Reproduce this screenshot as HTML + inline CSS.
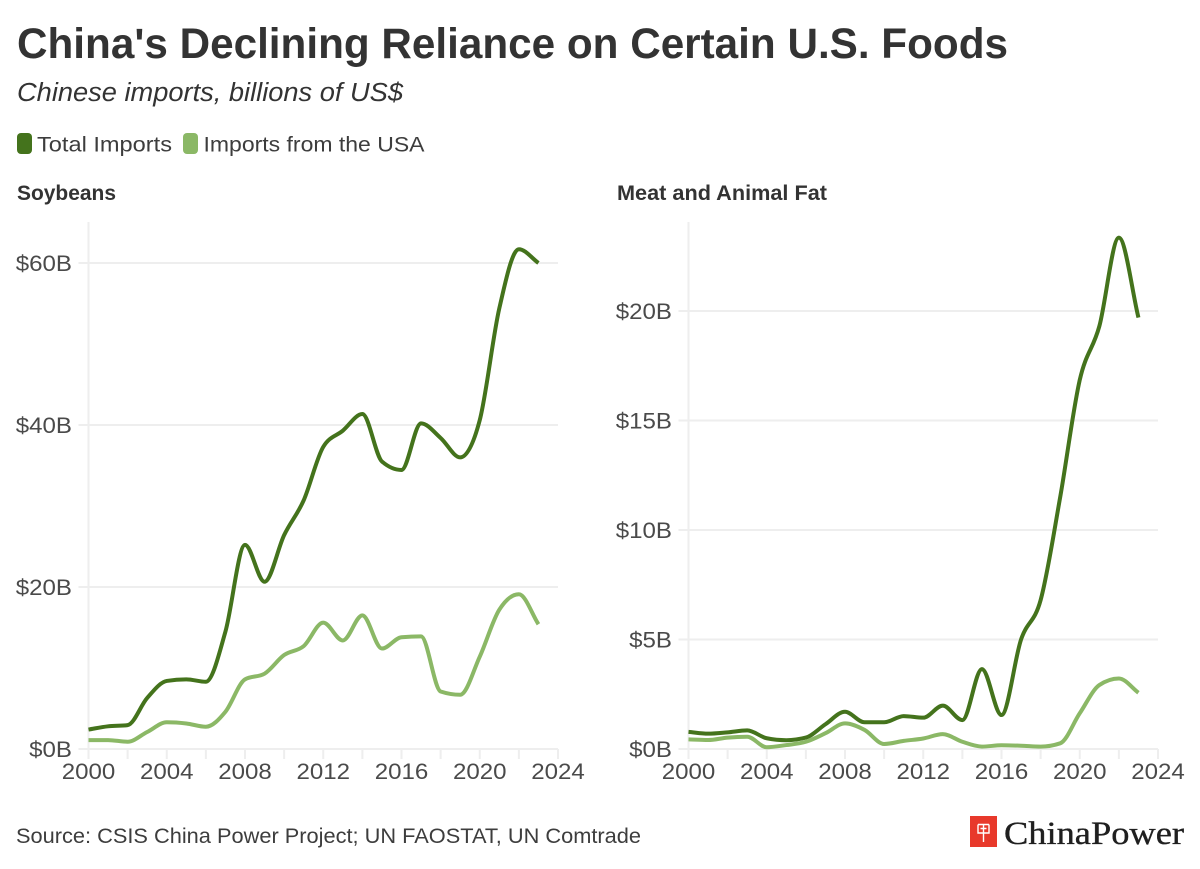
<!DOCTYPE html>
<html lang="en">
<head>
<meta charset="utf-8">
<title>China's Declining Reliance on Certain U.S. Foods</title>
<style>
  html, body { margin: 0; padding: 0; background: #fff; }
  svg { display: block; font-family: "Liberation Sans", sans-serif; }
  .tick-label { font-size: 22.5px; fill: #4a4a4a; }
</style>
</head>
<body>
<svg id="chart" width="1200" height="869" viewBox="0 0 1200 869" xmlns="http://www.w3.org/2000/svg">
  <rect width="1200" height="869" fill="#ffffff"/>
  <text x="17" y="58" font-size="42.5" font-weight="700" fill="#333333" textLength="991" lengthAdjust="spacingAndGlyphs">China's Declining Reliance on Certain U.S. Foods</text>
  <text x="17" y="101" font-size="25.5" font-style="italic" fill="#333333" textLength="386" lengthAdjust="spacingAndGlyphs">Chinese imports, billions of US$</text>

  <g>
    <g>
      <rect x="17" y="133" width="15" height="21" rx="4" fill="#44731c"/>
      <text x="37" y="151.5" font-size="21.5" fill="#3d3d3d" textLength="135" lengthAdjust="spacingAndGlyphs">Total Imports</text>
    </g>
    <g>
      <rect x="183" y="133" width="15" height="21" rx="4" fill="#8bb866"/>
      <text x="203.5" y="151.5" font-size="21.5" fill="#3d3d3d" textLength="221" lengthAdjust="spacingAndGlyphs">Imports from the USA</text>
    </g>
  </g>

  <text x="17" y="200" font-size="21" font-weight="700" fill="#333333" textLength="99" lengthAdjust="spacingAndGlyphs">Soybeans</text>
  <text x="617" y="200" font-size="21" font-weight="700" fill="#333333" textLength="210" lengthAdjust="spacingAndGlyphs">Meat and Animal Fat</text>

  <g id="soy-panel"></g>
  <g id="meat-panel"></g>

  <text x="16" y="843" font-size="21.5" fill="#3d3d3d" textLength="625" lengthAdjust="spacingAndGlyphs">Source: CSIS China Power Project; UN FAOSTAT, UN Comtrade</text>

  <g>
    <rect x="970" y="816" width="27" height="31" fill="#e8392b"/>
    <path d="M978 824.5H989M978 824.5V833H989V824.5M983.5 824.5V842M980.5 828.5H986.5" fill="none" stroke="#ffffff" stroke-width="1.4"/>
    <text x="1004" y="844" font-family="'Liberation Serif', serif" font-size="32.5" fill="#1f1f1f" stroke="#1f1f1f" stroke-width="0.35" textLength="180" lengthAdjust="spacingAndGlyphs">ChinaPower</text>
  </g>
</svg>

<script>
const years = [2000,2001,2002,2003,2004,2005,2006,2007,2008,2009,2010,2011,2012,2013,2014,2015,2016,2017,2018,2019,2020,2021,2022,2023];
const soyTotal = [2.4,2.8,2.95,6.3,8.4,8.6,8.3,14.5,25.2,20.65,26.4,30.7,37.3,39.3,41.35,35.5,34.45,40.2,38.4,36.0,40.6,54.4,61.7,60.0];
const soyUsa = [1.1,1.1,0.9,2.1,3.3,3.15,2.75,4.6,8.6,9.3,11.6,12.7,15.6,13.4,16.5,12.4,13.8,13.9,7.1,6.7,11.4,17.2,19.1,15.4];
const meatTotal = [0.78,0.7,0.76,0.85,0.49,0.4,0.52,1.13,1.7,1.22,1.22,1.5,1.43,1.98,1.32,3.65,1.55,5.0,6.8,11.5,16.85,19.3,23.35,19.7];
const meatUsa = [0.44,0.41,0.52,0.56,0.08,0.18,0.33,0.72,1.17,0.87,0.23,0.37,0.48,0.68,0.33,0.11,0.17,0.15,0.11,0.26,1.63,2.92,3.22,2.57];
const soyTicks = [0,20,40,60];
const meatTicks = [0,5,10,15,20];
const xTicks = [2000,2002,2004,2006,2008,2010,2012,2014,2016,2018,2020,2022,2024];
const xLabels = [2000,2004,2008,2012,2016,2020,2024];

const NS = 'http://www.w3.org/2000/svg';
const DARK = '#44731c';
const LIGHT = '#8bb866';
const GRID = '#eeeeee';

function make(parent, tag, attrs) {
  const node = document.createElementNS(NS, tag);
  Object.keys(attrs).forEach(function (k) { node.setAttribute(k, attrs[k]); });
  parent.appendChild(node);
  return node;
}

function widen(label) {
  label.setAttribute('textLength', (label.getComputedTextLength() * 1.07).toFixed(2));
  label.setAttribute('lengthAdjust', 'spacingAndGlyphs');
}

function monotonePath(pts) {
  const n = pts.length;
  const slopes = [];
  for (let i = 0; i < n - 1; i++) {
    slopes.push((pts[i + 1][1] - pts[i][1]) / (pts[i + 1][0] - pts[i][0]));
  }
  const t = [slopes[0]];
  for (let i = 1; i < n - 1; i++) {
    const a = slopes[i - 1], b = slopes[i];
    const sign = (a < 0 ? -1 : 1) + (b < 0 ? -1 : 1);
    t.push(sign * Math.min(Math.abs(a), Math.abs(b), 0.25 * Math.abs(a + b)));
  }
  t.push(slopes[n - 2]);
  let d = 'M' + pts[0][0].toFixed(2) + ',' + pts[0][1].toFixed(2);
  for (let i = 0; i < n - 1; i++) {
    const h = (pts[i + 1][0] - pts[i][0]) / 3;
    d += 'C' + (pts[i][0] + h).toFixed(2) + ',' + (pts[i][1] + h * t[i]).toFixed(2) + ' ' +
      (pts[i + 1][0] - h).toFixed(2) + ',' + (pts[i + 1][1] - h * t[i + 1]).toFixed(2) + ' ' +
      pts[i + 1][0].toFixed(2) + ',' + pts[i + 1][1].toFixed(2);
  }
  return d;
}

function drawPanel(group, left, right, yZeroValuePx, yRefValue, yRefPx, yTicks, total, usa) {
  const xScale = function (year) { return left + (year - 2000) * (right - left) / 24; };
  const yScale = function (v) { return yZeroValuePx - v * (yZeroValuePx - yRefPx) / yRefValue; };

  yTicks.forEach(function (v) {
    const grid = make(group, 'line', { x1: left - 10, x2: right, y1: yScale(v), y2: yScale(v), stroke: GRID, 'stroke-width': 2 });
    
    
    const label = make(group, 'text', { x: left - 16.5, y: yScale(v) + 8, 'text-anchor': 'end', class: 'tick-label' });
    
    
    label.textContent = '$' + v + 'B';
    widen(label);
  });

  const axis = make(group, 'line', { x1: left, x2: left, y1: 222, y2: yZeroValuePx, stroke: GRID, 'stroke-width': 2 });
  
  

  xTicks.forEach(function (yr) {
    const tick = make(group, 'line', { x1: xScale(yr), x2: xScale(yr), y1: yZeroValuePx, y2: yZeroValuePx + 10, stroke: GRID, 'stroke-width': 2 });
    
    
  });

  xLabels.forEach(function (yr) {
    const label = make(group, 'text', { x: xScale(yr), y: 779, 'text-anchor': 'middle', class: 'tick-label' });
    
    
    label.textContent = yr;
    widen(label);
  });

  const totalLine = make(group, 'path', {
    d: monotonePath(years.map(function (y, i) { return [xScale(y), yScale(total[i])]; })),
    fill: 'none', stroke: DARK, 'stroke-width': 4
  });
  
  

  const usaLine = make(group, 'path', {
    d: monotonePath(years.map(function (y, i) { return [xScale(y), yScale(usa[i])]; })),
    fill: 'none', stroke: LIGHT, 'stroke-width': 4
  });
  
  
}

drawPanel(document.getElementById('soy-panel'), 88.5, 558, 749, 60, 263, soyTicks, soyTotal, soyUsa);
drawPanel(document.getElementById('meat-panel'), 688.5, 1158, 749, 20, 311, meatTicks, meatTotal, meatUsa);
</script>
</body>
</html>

┄┄┄┄┄┄

**Task directions**. Reproduce the listing above exactly, excluding all pictures.

**Answer to this problem**.
Reproduce this screenshot as HTML + inline CSS.
<!DOCTYPE html>
<html lang="en">
<head>
<meta charset="utf-8">
<title>China's Declining Reliance on Certain U.S. Foods</title>
<style>
  html, body { margin: 0; padding: 0; background: #fff; }
  svg { display: block; font-family: "Liberation Sans", sans-serif; }
  .tick-label { font-size: 22.5px; fill: #4a4a4a; }
</style>
</head>
<body>
<svg id="chart" width="1200" height="869" viewBox="0 0 1200 869" xmlns="http://www.w3.org/2000/svg">
  <rect width="1200" height="869" fill="#ffffff"/>
  <text x="17" y="58" font-size="42.5" font-weight="700" fill="#333333" textLength="991" lengthAdjust="spacingAndGlyphs">China's Declining Reliance on Certain U.S. Foods</text>
  <text x="17" y="101" font-size="25.5" font-style="italic" fill="#333333" textLength="386" lengthAdjust="spacingAndGlyphs">Chinese imports, billions of US$</text>

  <g>
    <g>
      <rect x="17" y="133" width="15" height="21" rx="4" fill="#44731c"/>
      <text x="37" y="151.5" font-size="21.5" fill="#3d3d3d" textLength="135" lengthAdjust="spacingAndGlyphs">Total Imports</text>
    </g>
    <g>
      <rect x="183" y="133" width="15" height="21" rx="4" fill="#8bb866"/>
      <text x="203.5" y="151.5" font-size="21.5" fill="#3d3d3d" textLength="221" lengthAdjust="spacingAndGlyphs">Imports from the USA</text>
    </g>
  </g>

  <text x="17" y="200" font-size="21" font-weight="700" fill="#333333" textLength="99" lengthAdjust="spacingAndGlyphs">Soybeans</text>
  <text x="617" y="200" font-size="21" font-weight="700" fill="#333333" textLength="210" lengthAdjust="spacingAndGlyphs">Meat and Animal Fat</text>

  <g id="soy-panel"></g>
  <g id="meat-panel"></g>

  <text x="16" y="843" font-size="21.5" fill="#3d3d3d" textLength="625" lengthAdjust="spacingAndGlyphs">Source: CSIS China Power Project; UN FAOSTAT, UN Comtrade</text>

  <g>
    <rect x="970" y="816" width="27" height="31" fill="#e8392b"/>
    <path d="M978 824.5H989M978 824.5V833H989V824.5M983.5 824.5V842M980.5 828.5H986.5" fill="none" stroke="#ffffff" stroke-width="1.4"/>
    <text x="1004" y="844" font-family="'Liberation Serif', serif" font-size="32.5" fill="#1f1f1f" stroke="#1f1f1f" stroke-width="0.35" textLength="180" lengthAdjust="spacingAndGlyphs">ChinaPower</text>
  </g>
</svg>

<script>
const years = [2000,2001,2002,2003,2004,2005,2006,2007,2008,2009,2010,2011,2012,2013,2014,2015,2016,2017,2018,2019,2020,2021,2022,2023];
const soyTotal = [2.4,2.8,2.95,6.3,8.4,8.6,8.3,14.5,25.2,20.65,26.4,30.7,37.3,39.3,41.35,35.5,34.45,40.2,38.4,36.0,40.6,54.4,61.7,60.0];
const soyUsa = [1.1,1.1,0.9,2.1,3.3,3.15,2.75,4.6,8.6,9.3,11.6,12.7,15.6,13.4,16.5,12.4,13.8,13.9,7.1,6.7,11.4,17.2,19.1,15.4];
const meatTotal = [0.78,0.7,0.76,0.85,0.49,0.4,0.52,1.13,1.7,1.22,1.22,1.5,1.43,1.98,1.32,3.65,1.55,5.0,6.8,11.5,16.85,19.3,23.35,19.7];
const meatUsa = [0.44,0.41,0.52,0.56,0.08,0.18,0.33,0.72,1.17,0.87,0.23,0.37,0.48,0.68,0.33,0.11,0.17,0.15,0.11,0.26,1.63,2.92,3.22,2.57];
const soyTicks = [0,20,40,60];
const meatTicks = [0,5,10,15,20];
const xTicks = [2000,2002,2004,2006,2008,2010,2012,2014,2016,2018,2020,2022,2024];
const xLabels = [2000,2004,2008,2012,2016,2020,2024];

const NS = 'http://www.w3.org/2000/svg';
const DARK = '#44731c';
const LIGHT = '#8bb866';
const GRID = '#eeeeee';

function make(parent, tag, attrs) {
  const node = document.createElementNS(NS, tag);
  Object.keys(attrs).forEach(function (k) { node.setAttribute(k, attrs[k]); });
  parent.appendChild(node);
  return node;
}

function widen(label) {
  label.setAttribute('textLength', (label.getComputedTextLength() * 1.07).toFixed(2));
  label.setAttribute('lengthAdjust', 'spacingAndGlyphs');
}

function monotonePath(pts) {
  const n = pts.length;
  const slopes = [];
  for (let i = 0; i < n - 1; i++) {
    slopes.push((pts[i + 1][1] - pts[i][1]) / (pts[i + 1][0] - pts[i][0]));
  }
  const t = [slopes[0]];
  for (let i = 1; i < n - 1; i++) {
    const a = slopes[i - 1], b = slopes[i];
    const sign = (a < 0 ? -1 : 1) + (b < 0 ? -1 : 1);
    t.push(sign * Math.min(Math.abs(a), Math.abs(b), 0.25 * Math.abs(a + b)));
  }
  t.push(slopes[n - 2]);
  let d = 'M' + pts[0][0].toFixed(2) + ',' + pts[0][1].toFixed(2);
  for (let i = 0; i < n - 1; i++) {
    const h = (pts[i + 1][0] - pts[i][0]) / 3;
    d += 'C' + (pts[i][0] + h).toFixed(2) + ',' + (pts[i][1] + h * t[i]).toFixed(2) + ' ' +
      (pts[i + 1][0] - h).toFixed(2) + ',' + (pts[i + 1][1] - h * t[i + 1]).toFixed(2) + ' ' +
      pts[i + 1][0].toFixed(2) + ',' + pts[i + 1][1].toFixed(2);
  }
  return d;
}

function drawPanel(group, left, right, yZeroValuePx, yRefValue, yRefPx, yTicks, total, usa) {
  const xScale = function (year) { return left + (year - 2000) * (right - left) / 24; };
  const yScale = function (v) { return yZeroValuePx - v * (yZeroValuePx - yRefPx) / yRefValue; };

  yTicks.forEach(function (v) {
    const grid = make(group, 'line', { x1: left - 10, x2: right, y1: yScale(v), y2: yScale(v), stroke: GRID, 'stroke-width': 2 });
    
    
    const label = make(group, 'text', { x: left - 16.5, y: yScale(v) + 8, 'text-anchor': 'end', class: 'tick-label' });
    
    
    label.textContent = '$' + v + 'B';
    widen(label);
  });

  const axis = make(group, 'line', { x1: left, x2: left, y1: 222, y2: yZeroValuePx, stroke: GRID, 'stroke-width': 2 });
  
  

  xTicks.forEach(function (yr) {
    const tick = make(group, 'line', { x1: xScale(yr), x2: xScale(yr), y1: yZeroValuePx, y2: yZeroValuePx + 10, stroke: GRID, 'stroke-width': 2 });
    
    
  });

  xLabels.forEach(function (yr) {
    const label = make(group, 'text', { x: xScale(yr), y: 779, 'text-anchor': 'middle', class: 'tick-label' });
    
    
    label.textContent = yr;
    widen(label);
  });

  const totalLine = make(group, 'path', {
    d: monotonePath(years.map(function (y, i) { return [xScale(y), yScale(total[i])]; })),
    fill: 'none', stroke: DARK, 'stroke-width': 4
  });
  
  

  const usaLine = make(group, 'path', {
    d: monotonePath(years.map(function (y, i) { return [xScale(y), yScale(usa[i])]; })),
    fill: 'none', stroke: LIGHT, 'stroke-width': 4
  });
  
  
}

drawPanel(document.getElementById('soy-panel'), 88.5, 558, 749, 60, 263, soyTicks, soyTotal, soyUsa);
drawPanel(document.getElementById('meat-panel'), 688.5, 1158, 749, 20, 311, meatTicks, meatTotal, meatUsa);
</script>
</body>
</html>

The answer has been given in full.